GIVEN EXERCISE ::
Identify the lines containing the word "this". Copy each one.

Records with drawing code:
▼

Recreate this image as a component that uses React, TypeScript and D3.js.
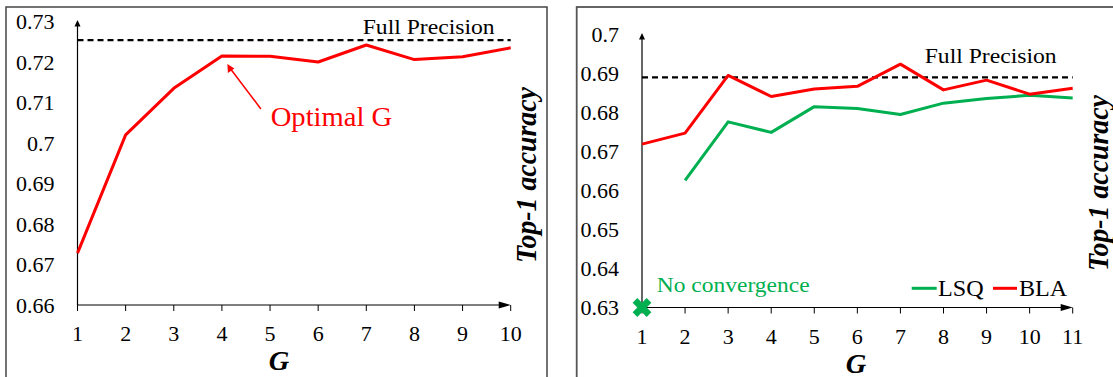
import * as d3 from "d3";
import type { ReactNode } from "react";

// left chart: BLA accuracy vs G
const leftG = [1, 2, 3, 4, 5, 6, 7, 8, 9, 10];
const leftAcc = [0.6728, 0.702, 0.7135, 0.7215, 0.7214, 0.72, 0.7242, 0.7206, 0.7213, 0.7235];
const leftFull = 0.7254;
const leftYTicks = [0.66, 0.67, 0.68, 0.69, 0.7, 0.71, 0.72, 0.73];

// right chart: LSQ vs BLA
const rightG = [1, 2, 3, 4, 5, 6, 7, 8, 9, 10, 11];
const blaAcc = [0.6719, 0.6747, 0.6895, 0.6841, 0.686, 0.6867, 0.6924, 0.6858, 0.6883, 0.6847, 0.6862];
const lsqAcc = [null, 0.6626, 0.6776, 0.6749, 0.6815, 0.681, 0.6795, 0.6824, 0.6836, 0.6844, 0.6837];
const rightFull = 0.689;
const rightYTicks = [0.63, 0.64, 0.65, 0.66, 0.67, 0.68, 0.69, 0.7];

const FONT = "'Liberation Serif', 'Times New Roman', serif";
const RED = "#ff0000";
const GREEN = "#00b050";

const fmt = (v: number) => String(+v.toFixed(2));

// text, optionally stretched horizontally around its anchor
const T = ({
  x,
  y,
  size,
  anchor = "start",
  fill = "#000",
  sx = 1,
  bold = false,
  children,
}: {
  x: number;
  y: number;
  size: number;
  anchor?: "start" | "middle" | "end";
  fill?: string;
  sx?: number;
  bold?: boolean;
  children: ReactNode;
}) => (
  <text
    transform={`translate(${x},${y}) scale(${sx},1)`}
    textAnchor={anchor}
    fontSize={size}
    fontFamily={FONT}
    fill={fill}
    fontWeight={bold ? "bold" : "normal"}
    fontStyle={bold ? "italic" : "normal"}
  >
    {children}
  </text>
);

type Panel = {
  x: d3.ScaleLinear<number, number>;
  y: d3.ScaleLinear<number, number>;
  xs: number[];
  yTicks: number[];
  full: number;
  fullLabelY: number;
  titleX: number;
  titleY: number;
  gX: number;
};

const Axes = ({ p }: { p: Panel }) => {
  const [x0, x1] = p.x.range();
  const [y0, y1] = p.y.range();
  return (
    <g>
      {/* y axis with arrow */}
      <line x1={x0} x2={x0} y1={y0} y2={y1 + 4} stroke="#000" strokeWidth={1.2} />
      <path d={`M${x0},${y1 - 1.5} L${x0 - 3},${y1 + 5} L${x0 + 3},${y1 + 5} Z`} fill="#000" />
      {/* x axis with arrow */}
      <line x1={x0} x2={x1 - 8} y1={y0} y2={y0} stroke="#000" strokeWidth={1.2} />
      <path d={`M${x1},${y0} L${x1 - 12},${y0 - 3.5} L${x1 - 12},${y0 + 3.5} Z`} fill="#000" />
      {p.xs.map((v) => (
        <g key={v}>
          <line x1={p.x(v)} x2={p.x(v)} y1={y0} y2={y0 + 6} stroke="#000" strokeWidth={1} />
          <T x={p.x(v)} y={y0 + 36} size={22} anchor="middle">
            {v}
          </T>
        </g>
      ))}
      {p.yTicks.map((v) => (
        <T key={v} x={x0 - 23} y={p.y(v) + 7.5} size={22} anchor="end">
          {fmt(v)}
        </T>
      ))}
      {/* full precision */}
      <line x1={x0} x2={x1} y1={p.y(p.full)} y2={p.y(p.full)} stroke="#000" strokeWidth={2.2} strokeDasharray="6,4" />
      <T x={x1 - 16} y={p.fullLabelY} size={21.5} anchor="end" sx={1.1}>
        Full Precision
      </T>
      <T x={p.gX} y={y0 + 65} size={27} anchor="middle" bold sx={1.05}>
        G
      </T>
      <text
        transform={`translate(${p.titleX},${p.titleY}) rotate(-90) scale(1.03,1.08)`}
        textAnchor="middle"
        fontSize={27}
        fontFamily={FONT}
        fontWeight="bold"
        fontStyle="italic"
      >
        Top-1 accuracy
      </text>
    </g>
  );
};

export default function App() {
  const left: Panel = {
    x: d3.scaleLinear().domain([1, 10]).range([77.5, 510.7]),
    y: d3.scaleLinear().domain([0.66, 0.73]).range([305, 21.5]),
    xs: leftG,
    yTicks: leftYTicks,
    full: leftFull,
    fullLabelY: 34,
    titleX: 536,
    titleY: 175,
    gX: 279,
  };
  const right: Panel = {
    x: d3.scaleLinear().domain([1, 11]).range([642, 1072.7]),
    y: d3.scaleLinear().domain([0.63, 0.7]).range([307.5, 34.5]),
    xs: rightG,
    yTicks: rightYTicks,
    full: rightFull,
    fullLabelY: 63,
    titleX: 1108,
    titleY: 183,
    gX: 856,
  };

  const leftLine = d3
    .line<number>()
    .x((_d, i) => left.x(leftG[i]))
    .y((d) => left.y(d));
  const rLine = d3
    .line<number | null>()
    .defined((d) => d != null)
    .x((_d, i) => right.x(rightG[i]))
    .y((d) => right.y(d as number));

  const p4x = left.x(leftG[3]);
  const p4y = left.y(leftAcc[3]);
  const cross = d3.symbol(d3.symbolCross, 220)();

  return (
    <svg width={1113} height={377} style={{ position: "absolute", left: 0, top: 0, background: "#fff" }}>
      <rect x={6} y={7} width={541} height={400} fill="none" stroke="#444" strokeWidth={1.5} />
      <rect x={576.7} y={7} width={600} height={400} fill="none" stroke="#555" strokeWidth={1.8} />

      <Axes p={left} />
      <path d={leftLine(leftAcc) || ""} fill="none" stroke={RED} strokeWidth={3} strokeLinejoin="round" />
      {/* annotation arrow */}
      <line x1={p4x + 39} y1={p4y + 53} x2={p4x + 8} y2={p4y + 12} stroke={RED} strokeWidth={1.5} />
      <path
        d={`M${p4x + 5.5},${p4y + 8} L${p4x + 6},${p4y + 17} L${p4x + 12.5},${p4y + 12.5} Z`}
        fill={RED}
      />
      <T x={270.7} y={126} size={27} fill={RED} sx={1.06}>
        Optimal G
      </T>

      <Axes p={right} />
      <path d={rLine(lsqAcc) || ""} fill="none" stroke={GREEN} strokeWidth={3} strokeLinejoin="round" />
      <path d={rLine(blaAcc) || ""} fill="none" stroke={RED} strokeWidth={3} strokeLinejoin="round" />
      <path
        d={cross || ""}
        transform={`translate(${right.x(1)},${right.y(0.63)}) rotate(45)`}
        fill={GREEN}
      />
      <T x={656.7} y={292} size={21} fill={GREEN} sx={1.12}>
        No convergence
      </T>
      {/* legend */}
      <line x1={911.7} x2={936.7} y1={288.3} y2={288.3} stroke={GREEN} strokeWidth={3} />
      <T x={938} y={296} size={23} sx={1.05}>
        LSQ
      </T>
      <line x1={993} x2={1017} y1={288.3} y2={288.3} stroke={RED} strokeWidth={3} />
      <T x={1019} y={296} size={23} sx={1.05}>
        BLA
      </T>
    </svg>
  );
}
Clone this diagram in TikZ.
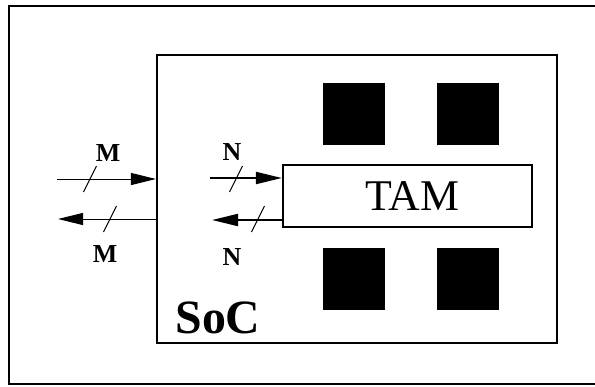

▲

ANSWER TO THE TASK ::
Recreate this image as a component that uses React, TypeScript and D3.js.
Clone this diagram in TikZ.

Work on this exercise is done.